(MATERIAL PROVIDED)
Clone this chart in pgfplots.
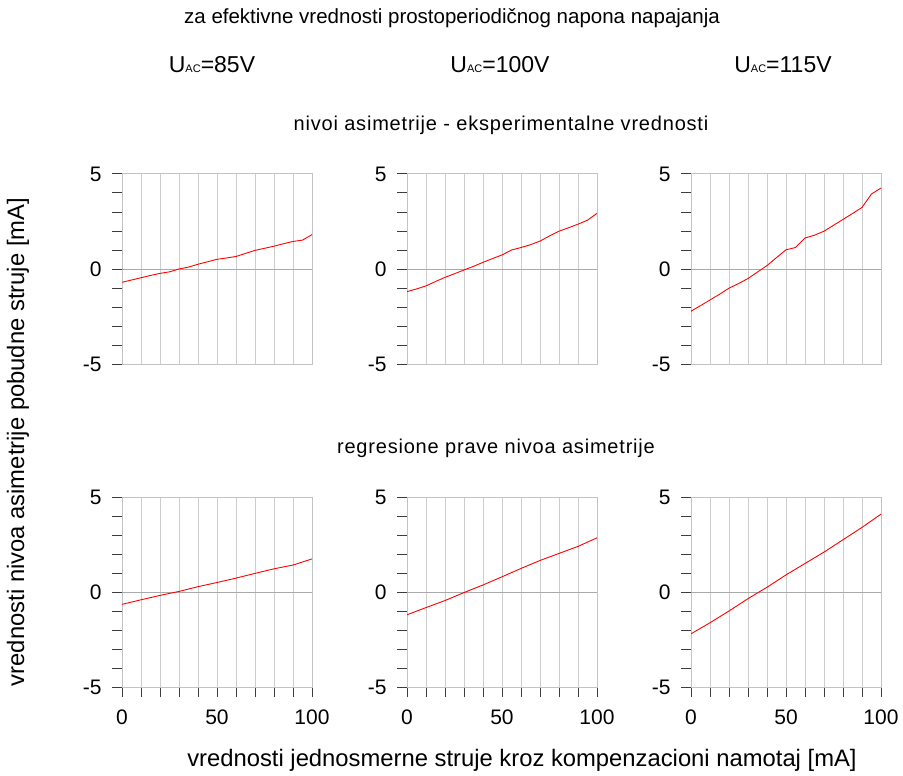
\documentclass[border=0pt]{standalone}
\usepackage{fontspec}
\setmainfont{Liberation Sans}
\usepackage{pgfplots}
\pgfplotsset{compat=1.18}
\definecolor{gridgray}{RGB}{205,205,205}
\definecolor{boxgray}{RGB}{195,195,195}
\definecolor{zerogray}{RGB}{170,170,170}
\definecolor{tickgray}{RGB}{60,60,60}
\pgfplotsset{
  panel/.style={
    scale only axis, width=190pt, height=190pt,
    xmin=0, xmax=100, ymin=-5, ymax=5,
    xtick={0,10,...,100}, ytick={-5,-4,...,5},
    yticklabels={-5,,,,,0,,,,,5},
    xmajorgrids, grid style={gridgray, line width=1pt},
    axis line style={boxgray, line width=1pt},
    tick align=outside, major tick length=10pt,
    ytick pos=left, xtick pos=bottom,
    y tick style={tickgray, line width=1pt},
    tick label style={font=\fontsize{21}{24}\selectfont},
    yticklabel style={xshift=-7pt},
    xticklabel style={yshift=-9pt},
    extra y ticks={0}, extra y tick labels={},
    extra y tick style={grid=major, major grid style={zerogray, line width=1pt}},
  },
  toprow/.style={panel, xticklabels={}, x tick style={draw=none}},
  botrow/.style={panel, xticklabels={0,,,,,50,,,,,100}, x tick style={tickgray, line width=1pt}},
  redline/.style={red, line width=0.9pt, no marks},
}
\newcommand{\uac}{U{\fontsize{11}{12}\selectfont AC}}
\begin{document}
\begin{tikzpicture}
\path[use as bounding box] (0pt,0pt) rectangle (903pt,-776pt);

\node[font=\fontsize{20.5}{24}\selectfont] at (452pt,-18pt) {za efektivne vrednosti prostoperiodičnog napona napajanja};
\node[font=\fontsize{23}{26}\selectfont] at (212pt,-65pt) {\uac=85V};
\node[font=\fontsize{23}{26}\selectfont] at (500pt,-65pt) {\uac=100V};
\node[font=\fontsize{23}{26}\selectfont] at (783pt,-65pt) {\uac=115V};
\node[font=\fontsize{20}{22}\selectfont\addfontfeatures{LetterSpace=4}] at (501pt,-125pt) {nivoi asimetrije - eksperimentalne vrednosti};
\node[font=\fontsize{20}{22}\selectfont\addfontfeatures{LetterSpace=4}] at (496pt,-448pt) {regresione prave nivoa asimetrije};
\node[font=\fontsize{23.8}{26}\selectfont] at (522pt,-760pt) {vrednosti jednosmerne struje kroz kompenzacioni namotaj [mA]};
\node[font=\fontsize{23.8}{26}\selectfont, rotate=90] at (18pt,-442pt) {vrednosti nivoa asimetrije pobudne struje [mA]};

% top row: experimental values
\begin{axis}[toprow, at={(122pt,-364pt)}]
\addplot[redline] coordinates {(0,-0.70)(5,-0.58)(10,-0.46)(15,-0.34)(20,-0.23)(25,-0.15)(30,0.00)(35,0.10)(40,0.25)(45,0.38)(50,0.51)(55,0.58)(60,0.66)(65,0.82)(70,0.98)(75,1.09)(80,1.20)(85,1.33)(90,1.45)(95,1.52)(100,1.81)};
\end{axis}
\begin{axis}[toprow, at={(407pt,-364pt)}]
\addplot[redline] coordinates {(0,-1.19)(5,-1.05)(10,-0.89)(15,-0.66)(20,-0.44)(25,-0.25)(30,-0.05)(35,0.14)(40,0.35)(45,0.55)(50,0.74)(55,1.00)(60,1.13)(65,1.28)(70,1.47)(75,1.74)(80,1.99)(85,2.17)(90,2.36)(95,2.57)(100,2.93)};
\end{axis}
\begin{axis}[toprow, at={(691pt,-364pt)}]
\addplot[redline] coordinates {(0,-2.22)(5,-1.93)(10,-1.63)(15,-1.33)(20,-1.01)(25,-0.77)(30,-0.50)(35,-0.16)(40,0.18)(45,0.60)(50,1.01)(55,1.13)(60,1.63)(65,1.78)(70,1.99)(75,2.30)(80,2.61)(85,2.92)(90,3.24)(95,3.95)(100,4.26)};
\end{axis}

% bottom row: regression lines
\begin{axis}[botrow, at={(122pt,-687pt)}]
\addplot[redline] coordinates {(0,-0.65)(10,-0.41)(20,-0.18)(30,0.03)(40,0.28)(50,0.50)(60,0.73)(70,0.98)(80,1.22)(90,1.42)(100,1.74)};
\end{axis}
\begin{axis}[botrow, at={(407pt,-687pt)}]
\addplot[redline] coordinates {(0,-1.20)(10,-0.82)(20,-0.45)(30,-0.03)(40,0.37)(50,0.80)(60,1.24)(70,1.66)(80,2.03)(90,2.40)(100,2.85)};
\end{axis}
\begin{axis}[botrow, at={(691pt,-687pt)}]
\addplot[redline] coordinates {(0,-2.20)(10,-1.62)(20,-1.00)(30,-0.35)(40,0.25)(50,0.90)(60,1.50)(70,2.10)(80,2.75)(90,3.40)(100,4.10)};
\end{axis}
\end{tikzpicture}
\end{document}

---

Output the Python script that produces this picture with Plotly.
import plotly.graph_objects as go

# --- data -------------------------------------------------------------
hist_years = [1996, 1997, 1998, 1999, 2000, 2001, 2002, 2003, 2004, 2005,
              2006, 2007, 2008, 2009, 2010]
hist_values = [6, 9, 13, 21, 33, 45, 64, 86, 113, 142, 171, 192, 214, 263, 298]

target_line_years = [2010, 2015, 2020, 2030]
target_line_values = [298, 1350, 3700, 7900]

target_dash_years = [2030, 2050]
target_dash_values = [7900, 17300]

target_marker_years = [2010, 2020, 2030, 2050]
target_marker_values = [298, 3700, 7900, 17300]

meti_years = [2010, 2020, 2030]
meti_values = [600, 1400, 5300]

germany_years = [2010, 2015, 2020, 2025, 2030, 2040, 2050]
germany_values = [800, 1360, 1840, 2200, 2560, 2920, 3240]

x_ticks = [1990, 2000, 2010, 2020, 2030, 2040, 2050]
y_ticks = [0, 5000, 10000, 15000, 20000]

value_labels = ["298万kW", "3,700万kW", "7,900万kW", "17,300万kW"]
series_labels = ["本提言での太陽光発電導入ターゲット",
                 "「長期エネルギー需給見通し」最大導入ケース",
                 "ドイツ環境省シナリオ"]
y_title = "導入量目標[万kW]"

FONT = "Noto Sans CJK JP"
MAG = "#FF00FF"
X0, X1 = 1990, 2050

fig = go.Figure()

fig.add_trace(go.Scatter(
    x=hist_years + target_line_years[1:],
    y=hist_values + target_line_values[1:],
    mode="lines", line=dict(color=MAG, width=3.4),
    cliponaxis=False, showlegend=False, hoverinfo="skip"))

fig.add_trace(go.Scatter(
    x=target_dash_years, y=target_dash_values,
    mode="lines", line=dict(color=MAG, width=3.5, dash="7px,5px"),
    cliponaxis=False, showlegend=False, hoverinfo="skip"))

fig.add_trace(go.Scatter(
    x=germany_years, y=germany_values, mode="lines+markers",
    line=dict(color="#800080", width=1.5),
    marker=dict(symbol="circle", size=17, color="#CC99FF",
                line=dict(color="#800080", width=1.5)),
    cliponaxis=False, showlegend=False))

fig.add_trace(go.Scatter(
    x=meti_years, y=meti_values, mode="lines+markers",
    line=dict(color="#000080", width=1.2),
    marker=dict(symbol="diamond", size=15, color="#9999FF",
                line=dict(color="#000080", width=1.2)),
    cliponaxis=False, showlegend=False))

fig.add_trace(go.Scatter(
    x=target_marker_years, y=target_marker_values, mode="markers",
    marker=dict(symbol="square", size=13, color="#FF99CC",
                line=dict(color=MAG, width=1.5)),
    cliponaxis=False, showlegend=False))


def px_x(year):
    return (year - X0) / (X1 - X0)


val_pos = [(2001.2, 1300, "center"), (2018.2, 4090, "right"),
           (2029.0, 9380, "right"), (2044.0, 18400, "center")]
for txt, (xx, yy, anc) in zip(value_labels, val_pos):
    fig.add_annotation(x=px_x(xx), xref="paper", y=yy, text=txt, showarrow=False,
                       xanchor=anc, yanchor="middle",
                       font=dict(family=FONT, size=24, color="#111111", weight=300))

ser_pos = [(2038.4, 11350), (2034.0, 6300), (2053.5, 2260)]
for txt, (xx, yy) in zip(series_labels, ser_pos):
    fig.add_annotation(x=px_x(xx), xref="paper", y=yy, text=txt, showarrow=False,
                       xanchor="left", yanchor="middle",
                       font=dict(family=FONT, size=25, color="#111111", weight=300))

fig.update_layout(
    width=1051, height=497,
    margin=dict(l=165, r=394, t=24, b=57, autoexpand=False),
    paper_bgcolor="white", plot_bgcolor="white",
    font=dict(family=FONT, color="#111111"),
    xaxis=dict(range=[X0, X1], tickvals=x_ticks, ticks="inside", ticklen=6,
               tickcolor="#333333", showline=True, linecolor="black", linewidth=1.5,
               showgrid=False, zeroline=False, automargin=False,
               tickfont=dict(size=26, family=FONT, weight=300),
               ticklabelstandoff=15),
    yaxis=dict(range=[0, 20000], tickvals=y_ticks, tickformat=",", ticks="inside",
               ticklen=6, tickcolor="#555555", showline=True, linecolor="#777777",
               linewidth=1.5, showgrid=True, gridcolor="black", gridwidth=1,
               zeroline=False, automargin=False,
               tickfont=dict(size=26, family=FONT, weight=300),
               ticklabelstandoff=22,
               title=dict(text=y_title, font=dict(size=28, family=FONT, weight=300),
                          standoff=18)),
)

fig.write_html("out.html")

(TASK BRIEF) What do the lines above say from the one containing "Output the Python" down to the one containing "target_marker_values = [298, 3700, 7900, 17300]"? Return them exactly, both end lines included, and only them.

(EXERCISE RESULT)
Output the Python script that produces this picture with Plotly.
import plotly.graph_objects as go

# --- data -------------------------------------------------------------
hist_years = [1996, 1997, 1998, 1999, 2000, 2001, 2002, 2003, 2004, 2005,
              2006, 2007, 2008, 2009, 2010]
hist_values = [6, 9, 13, 21, 33, 45, 64, 86, 113, 142, 171, 192, 214, 263, 298]

target_line_years = [2010, 2015, 2020, 2030]
target_line_values = [298, 1350, 3700, 7900]

target_dash_years = [2030, 2050]
target_dash_values = [7900, 17300]

target_marker_years = [2010, 2020, 2030, 2050]
target_marker_values = [298, 3700, 7900, 17300]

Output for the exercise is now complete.